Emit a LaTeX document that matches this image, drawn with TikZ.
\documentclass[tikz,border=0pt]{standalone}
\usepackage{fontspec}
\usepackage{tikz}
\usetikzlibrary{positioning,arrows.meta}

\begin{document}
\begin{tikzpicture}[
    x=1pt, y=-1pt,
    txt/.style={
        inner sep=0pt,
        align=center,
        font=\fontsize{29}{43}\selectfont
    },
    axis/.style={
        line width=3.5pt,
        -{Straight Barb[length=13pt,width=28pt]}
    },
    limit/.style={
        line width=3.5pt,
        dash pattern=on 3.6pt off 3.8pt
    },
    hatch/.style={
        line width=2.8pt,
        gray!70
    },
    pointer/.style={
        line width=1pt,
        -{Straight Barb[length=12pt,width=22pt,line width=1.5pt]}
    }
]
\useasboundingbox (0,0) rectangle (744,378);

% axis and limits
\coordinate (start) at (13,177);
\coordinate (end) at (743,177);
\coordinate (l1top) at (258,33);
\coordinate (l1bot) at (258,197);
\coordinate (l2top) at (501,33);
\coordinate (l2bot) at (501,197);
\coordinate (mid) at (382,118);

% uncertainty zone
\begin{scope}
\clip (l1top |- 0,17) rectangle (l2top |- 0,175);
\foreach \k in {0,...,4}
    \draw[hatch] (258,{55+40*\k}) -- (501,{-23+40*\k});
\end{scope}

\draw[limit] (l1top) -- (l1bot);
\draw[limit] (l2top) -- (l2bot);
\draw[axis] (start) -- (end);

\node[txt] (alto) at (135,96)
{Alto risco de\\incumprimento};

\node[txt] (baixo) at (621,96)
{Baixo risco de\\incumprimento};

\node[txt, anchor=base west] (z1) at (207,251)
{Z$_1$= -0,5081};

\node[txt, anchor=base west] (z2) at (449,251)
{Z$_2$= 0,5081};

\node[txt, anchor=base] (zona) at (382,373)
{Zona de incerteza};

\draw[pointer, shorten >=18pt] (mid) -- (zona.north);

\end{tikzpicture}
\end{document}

^^^^^^^^^^^^^^^^

_THE EXERCISE_:
Restate every line of the data word for word.

_THE RESULT_:
Emit a LaTeX document that matches this image, drawn with TikZ.
\documentclass[tikz,border=0pt]{standalone}
\usepackage{fontspec}
\usepackage{tikz}
\usetikzlibrary{positioning,arrows.meta}

\begin{document}
\begin{tikzpicture}[
    x=1pt, y=-1pt,
    txt/.style={
        inner sep=0pt,
        align=center,
        font=\fontsize{29}{43}\selectfont
    },
    axis/.style={
        line width=3.5pt,
        -{Straight Barb[length=13pt,width=28pt]}
    },
    limit/.style={
        line width=3.5pt,
        dash pattern=on 3.6pt off 3.8pt
    },
    hatch/.style={
        line width=2.8pt,
        gray!70
    },
    pointer/.style={
        line width=1pt,
        -{Straight Barb[length=12pt,width=22pt,line width=1.5pt]}
    }
]
\useasboundingbox (0,0) rectangle (744,378);

% axis and limits
\coordinate (start) at (13,177);
\coordinate (end) at (743,177);
\coordinate (l1top) at (258,33);
\coordinate (l1bot) at (258,197);
\coordinate (l2top) at (501,33);
\coordinate (l2bot) at (501,197);
\coordinate (mid) at (382,118);

% uncertainty zone
\begin{scope}
\clip (l1top |- 0,17) rectangle (l2top |- 0,175);
\foreach \k in {0,...,4}
    \draw[hatch] (258,{55+40*\k}) -- (501,{-23+40*\k});
\end{scope}

\draw[limit] (l1top) -- (l1bot);
\draw[limit] (l2top) -- (l2bot);
\draw[axis] (start) -- (end);

\node[txt] (alto) at (135,96)
{Alto risco de\\incumprimento};

\node[txt] (baixo) at (621,96)
{Baixo risco de\\incumprimento};

\node[txt, anchor=base west] (z1) at (207,251)
{Z$_1$= -0,5081};

\node[txt, anchor=base west] (z2) at (449,251)
{Z$_2$= 0,5081};

\node[txt, anchor=base] (zona) at (382,373)
{Zona de incerteza};

\draw[pointer, shorten >=18pt] (mid) -- (zona.north);

\end{tikzpicture}
\end{document}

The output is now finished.